もし嘘がばれたら、嘘で塗り固められていた本来の純粋な自分を見つけ出して欲しい。何も考えずに笑っていられた自分を返して欲しい。
もし嘘がばれたら、偽りの姿で生きることしか許されない地獄から自分を連れ出して欲しい。嘘をつき続けることで罰を受けている自分を救って欲しい。

"Alone" でも「Mayday 날 꺼내줘(助けて 俺を連れ出してくれ)」と、絶え間なく墜落を繰り返しながらも救いを求める姿が描写されています。


2.僕は僕に戻れるのか?

"Alone" の歌詞に、こんな一節があります。

いつからだっただろうか
目の前で笑っている皆が
恐ろしく感じられるのは
逃げ出そうとしたけれど
進む道を失ってしまった
(中略)
寸分違わぬ 一日が
またしても流れゆく
どれだけ耐え抜けば
俺は元に戻れるのか?
―― Jimin "Alone" 歌詞和訳記事より抜粋

https://note.com/nozomiari/n/n45925566d5d2

周囲からどう見られているかを気にし続け「自分はできない、足りない。
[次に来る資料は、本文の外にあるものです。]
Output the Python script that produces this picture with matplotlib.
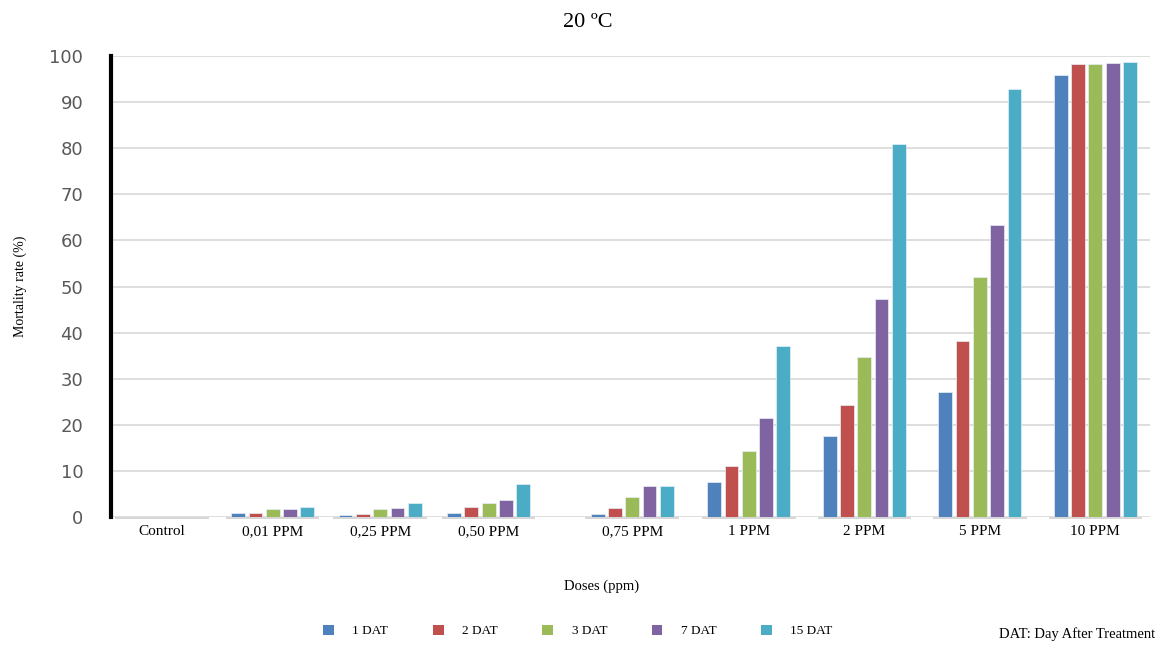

自分が間違っている、自分が悪い」と自己否定を繰り返すうちに自ら地獄に足を踏み入れてしまった彼は、「純粋だった嘘をつく前の元の自分」に戻る道を見失ってしまったのです。

"Lie" ではそんな「自分探し」の様子も書き留められています。

나를 원해
(僕を求める)
길을 잃고 헤매이는
(道を失って迷う)
나를 원해
(僕を求める)
매일 그랬듯 나
(毎日そうだったように 僕)

※引用文に付けた和訳は直訳
https://music.bugs.co.kr/track/30413063

I feel so far away
(僕は遥か彼方に感じる)
You always come my way ※3
(君はいつも僕の身に降りかかる)
또 다시 반복돼 난
(また繰り返される 僕は)

※引用文に付けた和訳は直訳
https://music.bugs.co.kr/track/30413063

※3 come one's way…~の身に降りかかる(参考

「I feel~」と「You always come~」は対になっていると思われます。
偽りを重ねる罪悪感と距離を置く為あらゆる自己研鑽を試みているつもりなのに、嘘から生まれたもうひとりの自分はいつもその行く手を阻んでくる。理想と現実の間で繰り返される葛藤。

아직 나는 여전히 똑같은 나인데
(まだ僕は相変わらず全く同じ僕なのに)
예전과 똑같은 나는 여기 있는데
(昔と全く同じ僕はここにいるのに)
너무나 커져버린 거짓이 날 삼키려 해
(余りに大きくなってしまった嘘が僕を飲みこもうとする)

※引用文に付けた和訳は直訳
https://music.bugs.co.kr/track/30413063

理想を叶えるため、期待に応えるために少しずつ無理をして積み重ねてきた嘘は、いつしか本来の自分を飲みこむ程の存在感を放ち、嘘を嘘だと打ち明けて素の自分に戻る術も見失ってしまった。

"Lie" そして "Alone" で歌われている「嘘」。
それは、厳格な自己評価による自己否定が生み出した鎧のようなもので、上を目指せば目指すほど墜落の恐怖を味わい、繰り返し地獄を見るという自己暗示呪いが掛けられていました。

芸能界という競争の世界でなんとか生き抜こうとするが余り、気負いで押しつぶされそうになっていたことがひしひしと伝わってくる歌詞ですが、前述のV LIVEではナムさんが「ジミ二が '最近は本当に幸せだ、余裕が出て来た' という話をしてくれました」と報告してくれています。

窮地を乗り越えたという余裕が生んだ客観性が当時の呪いに「嘘」という名前を付け、自らの声で歌うことでそれを逆に飲みこんでやった●●●●●●●●のだと言えるのではないでしょうか。

ストイックで努力家な彼の本質が、彼自身を押し潰すところにまで至らずに済んで本当に良かったと胸をなでおろしました。
ナムさんのお墨付きの作詞のセンスも、今後ますます磨かれていくことを期待します。




この記事を投稿した本日10月13日は、ジミンちゃんの誕生日です!
지민이 생일 축하해요!👏

今回も最後までお付き合いくださりありがとうございました。